8. Summary and Next Steps for Your Forecasting Practice

Climate change is not a distant problem—it's here, and it's rewriting the daily weather patterns we rely on. The key takeaway is that the old 'normal' is gone, and we must adapt how we interpret forecasts, models, and our own observations. This doesn't mean abandoning traditional meteorology; it means augmenting it with an awareness of shifting baselines and increased variability.

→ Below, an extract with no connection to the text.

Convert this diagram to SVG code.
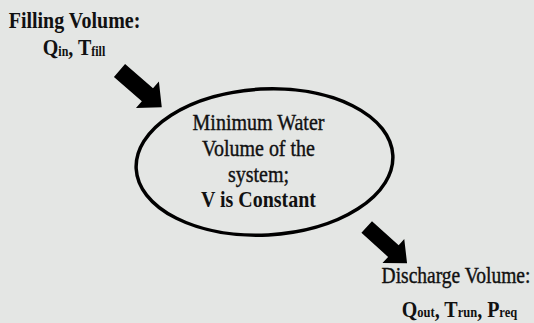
<svg xmlns="http://www.w3.org/2000/svg" width="534" height="323" viewBox="0 0 534 323">
<style>
.t{font-family:"Liberation Serif","Times New Roman",serif;fill:#111;text-anchor:middle}
.r{stroke:#111;stroke-width:0.35}
.b{font-weight:bold}
.arrow{fill:#000}
</style>
<defs>
<polygon id="arr" points="0,-8.5 37,-8.5 37,-17.5 56,0 37,17.5 37,8.5 0,8.5"/>
</defs>
<rect width="534" height="323" fill="#e4e6e4"/>
<g id="connectors">
<use href="#arr" class="arrow" transform="translate(119.5,70.5) rotate(41)"/>
<use href="#arr" class="arrow" transform="translate(366.7,227) rotate(42) scale(0.97,0.93)"/>
</g>
<g id="system">
<ellipse cx="264.5" cy="162" rx="128.5" ry="73" fill="none" stroke="#000" stroke-width="3.5" transform="rotate(-3 264.5 162)"/>
<g transform="translate(258.5,130) scale(1,1.15)"><text class="t r" font-size="20">Minimum Water</text></g>
<g transform="translate(258.5,156) scale(1,1.15)"><text class="t r" font-size="20">Volume of the</text></g>
<g transform="translate(258.5,181.5) scale(1,1.15)"><text class="t r" font-size="20">system;</text></g>
<g transform="translate(258.5,206.5) scale(1,1.15)"><text class="t b" font-size="20" textLength="115" lengthAdjust="spacingAndGlyphs">V is Constant</text></g>
</g>
<g id="filling">
<g transform="translate(74.5,28) scale(1,1.15)"><text class="t b" font-size="20">Filling Volume:</text></g>
<g transform="translate(74,55) scale(1,1.15)"><text class="t b" font-size="20">Q<tspan font-size="12" dy="1">in</tspan><tspan dy="-1">, T</tspan><tspan font-size="12" dy="1">fill</tspan></text></g>
</g>
<g id="discharge">
<g transform="translate(456,283) scale(1,1.15)"><text class="t r" font-size="19.5">Discharge Volume:</text></g>
<g transform="translate(459.5,316.5) scale(1,1.15)"><text class="t b" font-size="20">Q<tspan font-size="12.5">out</tspan>, T<tspan font-size="12.5">run</tspan>, P<tspan font-size="12.5">req</tspan></text></g>
</g>
</svg>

Here are five concrete actions you can take starting today: (1) Update your 'normal' references—download the latest 1991–2020 normals from NOAA or your local met service and compare them to the 1981–2010 values. (2) Start tracking precipitable water and CAPE (convective available potential energy) in your daily model checks; these are key indicators of extreme potential. (3) When a forecast seems 'unusual,' check the ensemble spread rather than just the mean—if members diverge widely, be prepared for surprises. (4) Keep a weather diary of notable events and compare them to historical records; this builds a personal sense of the changing baseline. (5) Engage with the community: follow climate blogs, attend webinars, and share your observations. The more we share, the faster we all learn.

Finally, remember that uncertainty is part of the new normal. The most skilled forecasters are those who communicate confidence honestly, acknowledge when models are struggling, and help others understand that 'unprecedented' doesn't mean 'impossible.' By staying curious and flexible, we can continue to make sense of the weather—even as the climate shifts beneath our feet.